I have seen the caravan go by several times, and I always try to grab a cold beverage. A non-alcoholic beer company offers them, as does Orangina. The Orangina float is, unsurprisingly, quite popular. “People go crazy because it’s the best drink of the world,” says the driver of one of Orangina’s three cars. How many cans does he drink every stage? “Only one, to keep the pleasure for the end of the day.”
The thirst for cheap crap transcends age brackets. In Toulouse, I look down at my phone and am hit in the chest with a novelty paper fan. When I offer it to an older woman, I receive the most heartfelt Merci beaucoup of my life. Kids go especially crazy for Haribo. “It’s dangerous, driving for them,” a Haribo driver says. “There is much enthusiasm on the road.” I ask him what the hardest part of his day and he says that the caravan doesn’t stop, so you have to have an iron bladder.
By far the most beloved float in the caravan is the leek. Seven leeks with stringy rope beards form a double-wide float, and when they go by, the crowds’ cheering goes up an octave or two. The leek’s colleagues include a melon, a strawberry, and two cherries, but the leek is the star. Someone hand-painted the faces on the front, and they bear different smiles than last year. The leek does not throw merch—would the merch be leeks?—it doesn’t need to. Simply seeing the leek is enough to brighten anyone’s day.

You could make the argument that the caravan cheapens the bike race, that its goofiness and the worship of disposable consumerism it embodies both distract from a sport that is all about pain, sacrifice, and bravery, a sport that is first and foremost serious.

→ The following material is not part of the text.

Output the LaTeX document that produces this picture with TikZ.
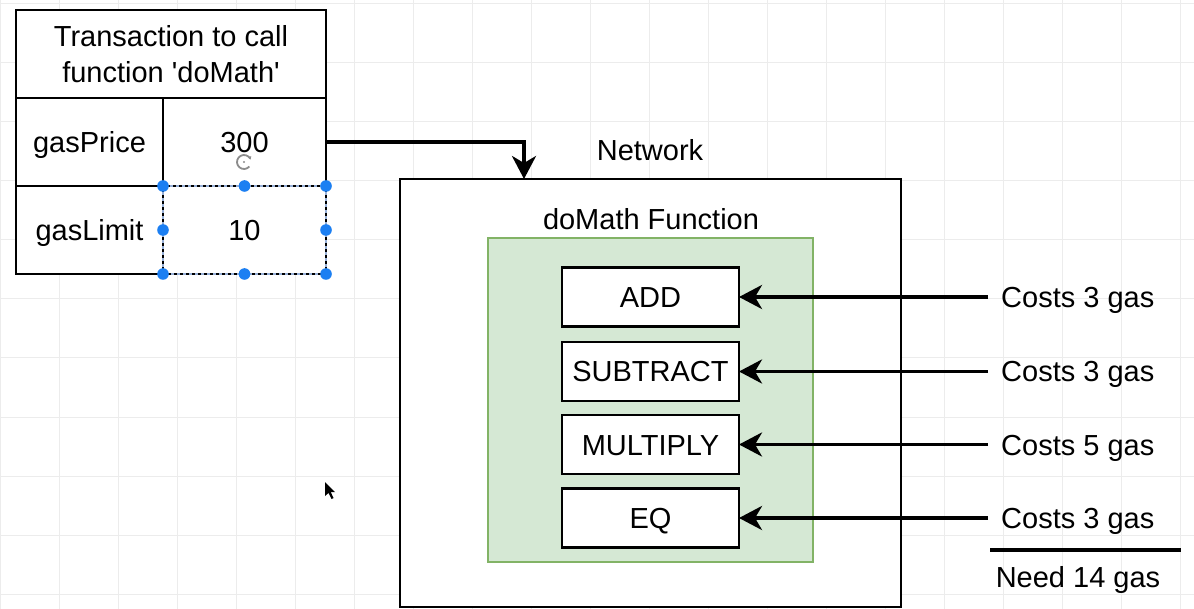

There are some who think of cycling in such monkish terms and probably consider the caravan to be at best tonally incoherent. I think such a position misreads the spectacle and performance of the Tour de France, failing to consider that being ridiculous is not the same thing as being hollow. Bike racing is an extremely intense, competitive sport—but it is also quite often silly, and to fail to highlight that attribute would be to omit a critical component of what makes the sport interesting.
If you win the Tro-Bro Léon race, held annually in Finistére, you win a pig. Riders do wheelies up mountains all the time. This is supposed to be fun, is my point. Why not cheer for the leek and for the riders?